Exercise: Below are entries. Copy exactly the lines running from the line that holds "Give me the matplotlib source for this chart." to the line that holds "deg.', '85 deg.']", with both ends included.
----
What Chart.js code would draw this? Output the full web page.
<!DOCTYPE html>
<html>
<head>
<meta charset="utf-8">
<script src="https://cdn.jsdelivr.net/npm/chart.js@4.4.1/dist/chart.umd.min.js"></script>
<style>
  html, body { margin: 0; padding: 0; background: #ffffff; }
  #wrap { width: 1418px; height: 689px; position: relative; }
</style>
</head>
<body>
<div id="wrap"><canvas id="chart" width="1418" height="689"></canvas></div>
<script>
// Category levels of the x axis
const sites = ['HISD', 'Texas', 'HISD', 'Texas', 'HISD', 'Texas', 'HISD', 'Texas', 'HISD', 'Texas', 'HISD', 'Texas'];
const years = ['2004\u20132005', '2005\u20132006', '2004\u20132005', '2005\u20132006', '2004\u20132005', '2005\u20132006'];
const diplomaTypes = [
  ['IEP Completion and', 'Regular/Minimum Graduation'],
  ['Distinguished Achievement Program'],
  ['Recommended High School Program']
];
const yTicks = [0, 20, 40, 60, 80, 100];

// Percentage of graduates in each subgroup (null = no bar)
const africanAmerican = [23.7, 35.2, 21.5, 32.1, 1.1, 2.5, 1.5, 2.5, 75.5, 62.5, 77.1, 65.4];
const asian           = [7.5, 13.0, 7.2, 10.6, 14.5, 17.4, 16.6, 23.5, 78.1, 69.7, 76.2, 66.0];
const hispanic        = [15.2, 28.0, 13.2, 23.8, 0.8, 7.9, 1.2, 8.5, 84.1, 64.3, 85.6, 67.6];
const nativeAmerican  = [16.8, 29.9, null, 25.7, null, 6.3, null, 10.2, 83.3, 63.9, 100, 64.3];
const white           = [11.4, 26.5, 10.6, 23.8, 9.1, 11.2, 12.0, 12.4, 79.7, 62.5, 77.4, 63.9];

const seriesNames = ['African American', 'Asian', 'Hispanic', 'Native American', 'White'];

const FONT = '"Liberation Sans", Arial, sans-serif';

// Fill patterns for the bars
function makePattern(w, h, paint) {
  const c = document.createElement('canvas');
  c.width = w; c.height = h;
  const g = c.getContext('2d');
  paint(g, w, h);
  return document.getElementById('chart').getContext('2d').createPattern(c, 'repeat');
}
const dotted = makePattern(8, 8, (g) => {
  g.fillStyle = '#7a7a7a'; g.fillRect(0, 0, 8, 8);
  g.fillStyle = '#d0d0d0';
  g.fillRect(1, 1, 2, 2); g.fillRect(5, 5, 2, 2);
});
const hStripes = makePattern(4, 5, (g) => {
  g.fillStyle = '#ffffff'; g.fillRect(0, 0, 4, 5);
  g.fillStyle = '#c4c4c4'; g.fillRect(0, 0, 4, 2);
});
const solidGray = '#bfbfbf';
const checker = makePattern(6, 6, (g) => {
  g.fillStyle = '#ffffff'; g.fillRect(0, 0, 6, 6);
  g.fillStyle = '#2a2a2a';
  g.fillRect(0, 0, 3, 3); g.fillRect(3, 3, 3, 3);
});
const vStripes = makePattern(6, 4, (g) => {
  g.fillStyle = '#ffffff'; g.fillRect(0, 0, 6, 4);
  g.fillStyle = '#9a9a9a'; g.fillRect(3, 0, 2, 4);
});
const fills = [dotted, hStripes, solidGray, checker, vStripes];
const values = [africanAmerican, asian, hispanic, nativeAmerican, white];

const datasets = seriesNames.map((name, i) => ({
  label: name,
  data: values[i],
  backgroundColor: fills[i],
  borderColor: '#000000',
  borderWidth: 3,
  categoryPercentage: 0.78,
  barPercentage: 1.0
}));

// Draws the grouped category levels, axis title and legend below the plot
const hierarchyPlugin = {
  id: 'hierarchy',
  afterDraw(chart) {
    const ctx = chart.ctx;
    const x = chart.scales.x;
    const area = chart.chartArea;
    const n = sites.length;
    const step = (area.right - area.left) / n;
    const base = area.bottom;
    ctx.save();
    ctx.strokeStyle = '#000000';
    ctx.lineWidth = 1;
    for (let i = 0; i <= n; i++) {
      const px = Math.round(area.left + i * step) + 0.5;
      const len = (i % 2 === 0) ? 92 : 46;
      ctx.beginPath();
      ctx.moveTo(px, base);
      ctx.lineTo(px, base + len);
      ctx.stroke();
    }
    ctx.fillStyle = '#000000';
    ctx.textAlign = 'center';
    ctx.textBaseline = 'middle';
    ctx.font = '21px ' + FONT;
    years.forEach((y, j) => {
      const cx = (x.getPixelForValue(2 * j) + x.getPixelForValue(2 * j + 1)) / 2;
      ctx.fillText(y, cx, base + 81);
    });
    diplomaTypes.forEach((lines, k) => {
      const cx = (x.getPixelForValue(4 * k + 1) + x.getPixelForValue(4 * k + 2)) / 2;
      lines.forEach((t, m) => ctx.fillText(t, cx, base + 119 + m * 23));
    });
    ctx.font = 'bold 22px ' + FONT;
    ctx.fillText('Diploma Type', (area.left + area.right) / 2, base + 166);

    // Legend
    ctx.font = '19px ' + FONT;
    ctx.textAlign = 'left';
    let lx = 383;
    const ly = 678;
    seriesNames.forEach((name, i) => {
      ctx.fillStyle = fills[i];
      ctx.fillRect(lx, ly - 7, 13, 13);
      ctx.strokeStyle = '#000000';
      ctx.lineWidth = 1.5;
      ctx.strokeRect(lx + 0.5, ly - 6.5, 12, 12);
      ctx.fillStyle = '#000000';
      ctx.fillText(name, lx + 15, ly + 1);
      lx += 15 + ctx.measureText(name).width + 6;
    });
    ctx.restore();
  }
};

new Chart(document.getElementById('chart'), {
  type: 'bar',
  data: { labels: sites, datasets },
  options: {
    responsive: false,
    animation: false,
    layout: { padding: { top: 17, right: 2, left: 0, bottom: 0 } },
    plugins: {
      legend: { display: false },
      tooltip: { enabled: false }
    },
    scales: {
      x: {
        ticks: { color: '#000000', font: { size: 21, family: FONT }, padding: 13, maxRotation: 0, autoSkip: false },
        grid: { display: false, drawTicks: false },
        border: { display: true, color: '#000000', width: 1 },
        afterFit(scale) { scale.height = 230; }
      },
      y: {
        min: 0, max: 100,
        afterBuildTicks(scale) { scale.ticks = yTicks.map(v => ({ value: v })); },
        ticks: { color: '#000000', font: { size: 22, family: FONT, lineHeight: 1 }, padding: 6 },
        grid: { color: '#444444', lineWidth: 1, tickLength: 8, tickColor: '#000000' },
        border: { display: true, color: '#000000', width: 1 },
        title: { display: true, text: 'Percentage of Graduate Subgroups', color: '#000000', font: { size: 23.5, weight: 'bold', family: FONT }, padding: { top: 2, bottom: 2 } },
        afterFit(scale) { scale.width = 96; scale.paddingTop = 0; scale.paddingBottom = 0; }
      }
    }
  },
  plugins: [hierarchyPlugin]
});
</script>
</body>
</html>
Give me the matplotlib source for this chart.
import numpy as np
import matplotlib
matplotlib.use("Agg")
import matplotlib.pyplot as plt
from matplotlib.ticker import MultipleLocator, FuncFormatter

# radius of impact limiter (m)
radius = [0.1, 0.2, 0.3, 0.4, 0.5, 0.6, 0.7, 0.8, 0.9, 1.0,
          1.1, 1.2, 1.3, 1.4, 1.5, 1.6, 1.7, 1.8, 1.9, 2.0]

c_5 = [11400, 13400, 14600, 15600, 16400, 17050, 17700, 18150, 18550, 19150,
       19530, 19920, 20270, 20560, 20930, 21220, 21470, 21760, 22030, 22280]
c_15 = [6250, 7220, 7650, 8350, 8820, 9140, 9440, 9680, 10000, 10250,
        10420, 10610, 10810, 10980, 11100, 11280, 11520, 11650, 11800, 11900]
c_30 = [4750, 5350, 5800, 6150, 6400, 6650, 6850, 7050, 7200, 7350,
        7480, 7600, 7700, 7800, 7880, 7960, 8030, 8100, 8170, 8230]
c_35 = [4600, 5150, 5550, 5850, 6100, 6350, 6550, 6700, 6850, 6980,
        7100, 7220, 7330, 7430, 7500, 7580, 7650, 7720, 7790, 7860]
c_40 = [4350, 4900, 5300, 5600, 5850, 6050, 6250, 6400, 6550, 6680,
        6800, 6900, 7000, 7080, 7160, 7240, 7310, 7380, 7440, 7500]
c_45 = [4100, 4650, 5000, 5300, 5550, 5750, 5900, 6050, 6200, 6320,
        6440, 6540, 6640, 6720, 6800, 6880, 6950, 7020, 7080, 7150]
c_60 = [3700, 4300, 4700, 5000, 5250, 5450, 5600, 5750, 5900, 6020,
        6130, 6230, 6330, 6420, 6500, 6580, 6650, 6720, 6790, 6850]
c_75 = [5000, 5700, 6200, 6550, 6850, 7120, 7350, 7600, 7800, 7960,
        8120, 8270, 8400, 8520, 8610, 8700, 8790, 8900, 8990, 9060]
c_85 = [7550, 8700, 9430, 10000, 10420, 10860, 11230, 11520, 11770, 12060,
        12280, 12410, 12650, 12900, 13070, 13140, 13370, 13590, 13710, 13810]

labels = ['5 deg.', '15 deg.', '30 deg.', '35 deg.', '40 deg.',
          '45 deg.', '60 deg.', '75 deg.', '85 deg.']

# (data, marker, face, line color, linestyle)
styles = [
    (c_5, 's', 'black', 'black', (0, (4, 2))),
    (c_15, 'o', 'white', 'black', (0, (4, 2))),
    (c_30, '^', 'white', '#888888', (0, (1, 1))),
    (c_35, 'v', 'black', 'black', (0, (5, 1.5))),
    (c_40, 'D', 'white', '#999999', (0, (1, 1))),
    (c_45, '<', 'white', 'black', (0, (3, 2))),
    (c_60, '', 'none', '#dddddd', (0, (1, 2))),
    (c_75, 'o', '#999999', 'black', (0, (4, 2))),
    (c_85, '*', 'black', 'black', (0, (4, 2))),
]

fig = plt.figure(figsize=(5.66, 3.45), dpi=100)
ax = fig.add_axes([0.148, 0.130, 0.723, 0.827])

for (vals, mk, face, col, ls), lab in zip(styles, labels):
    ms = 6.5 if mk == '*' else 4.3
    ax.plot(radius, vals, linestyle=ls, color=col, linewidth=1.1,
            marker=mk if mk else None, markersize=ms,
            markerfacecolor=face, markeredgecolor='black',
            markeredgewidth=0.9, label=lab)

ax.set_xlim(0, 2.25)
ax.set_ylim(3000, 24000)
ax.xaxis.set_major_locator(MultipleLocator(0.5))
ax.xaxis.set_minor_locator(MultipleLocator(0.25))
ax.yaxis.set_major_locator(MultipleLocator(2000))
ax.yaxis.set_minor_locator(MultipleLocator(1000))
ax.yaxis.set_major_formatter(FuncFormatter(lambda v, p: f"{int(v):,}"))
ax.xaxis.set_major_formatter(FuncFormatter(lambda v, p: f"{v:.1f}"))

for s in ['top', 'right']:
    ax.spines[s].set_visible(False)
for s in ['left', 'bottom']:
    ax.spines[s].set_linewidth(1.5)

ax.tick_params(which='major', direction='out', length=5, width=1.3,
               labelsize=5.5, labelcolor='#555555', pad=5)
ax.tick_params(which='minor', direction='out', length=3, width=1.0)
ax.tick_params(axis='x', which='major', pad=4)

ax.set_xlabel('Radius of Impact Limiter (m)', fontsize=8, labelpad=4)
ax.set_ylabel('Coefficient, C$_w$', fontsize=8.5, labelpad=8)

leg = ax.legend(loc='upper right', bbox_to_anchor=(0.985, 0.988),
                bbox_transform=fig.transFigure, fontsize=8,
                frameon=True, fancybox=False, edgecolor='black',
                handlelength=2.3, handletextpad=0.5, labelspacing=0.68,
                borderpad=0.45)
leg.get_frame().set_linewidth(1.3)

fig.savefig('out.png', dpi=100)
----
Output for this exercise:
Give me the matplotlib source for this chart.
import numpy as np
import matplotlib
matplotlib.use("Agg")
import matplotlib.pyplot as plt
from matplotlib.ticker import MultipleLocator, FuncFormatter

# radius of impact limiter (m)
radius = [0.1, 0.2, 0.3, 0.4, 0.5, 0.6, 0.7, 0.8, 0.9, 1.0,
          1.1, 1.2, 1.3, 1.4, 1.5, 1.6, 1.7, 1.8, 1.9, 2.0]

c_5 = [11400, 13400, 14600, 15600, 16400, 17050, 17700, 18150, 18550, 19150,
       19530, 19920, 20270, 20560, 20930, 21220, 21470, 21760, 22030, 22280]
c_15 = [6250, 7220, 7650, 8350, 8820, 9140, 9440, 9680, 10000, 10250,
        10420, 10610, 10810, 10980, 11100, 11280, 11520, 11650, 11800, 11900]
c_30 = [4750, 5350, 5800, 6150, 6400, 6650, 6850, 7050, 7200, 7350,
        7480, 7600, 7700, 7800, 7880, 7960, 8030, 8100, 8170, 8230]
c_35 = [4600, 5150, 5550, 5850, 6100, 6350, 6550, 6700, 6850, 6980,
        7100, 7220, 7330, 7430, 7500, 7580, 7650, 7720, 7790, 7860]
c_40 = [4350, 4900, 5300, 5600, 5850, 6050, 6250, 6400, 6550, 6680,
        6800, 6900, 7000, 7080, 7160, 7240, 7310, 7380, 7440, 7500]
c_45 = [4100, 4650, 5000, 5300, 5550, 5750, 5900, 6050, 6200, 6320,
        6440, 6540, 6640, 6720, 6800, 6880, 6950, 7020, 7080, 7150]
c_60 = [3700, 4300, 4700, 5000, 5250, 5450, 5600, 5750, 5900, 6020,
        6130, 6230, 6330, 6420, 6500, 6580, 6650, 6720, 6790, 6850]
c_75 = [5000, 5700, 6200, 6550, 6850, 7120, 7350, 7600, 7800, 7960,
        8120, 8270, 8400, 8520, 8610, 8700, 8790, 8900, 8990, 9060]
c_85 = [7550, 8700, 9430, 10000, 10420, 10860, 11230, 11520, 11770, 12060,
        12280, 12410, 12650, 12900, 13070, 13140, 13370, 13590, 13710, 13810]

labels = ['5 deg.', '15 deg.', '30 deg.', '35 deg.', '40 deg.',
          '45 deg.', '60 deg.', '75 deg.', '85 deg.']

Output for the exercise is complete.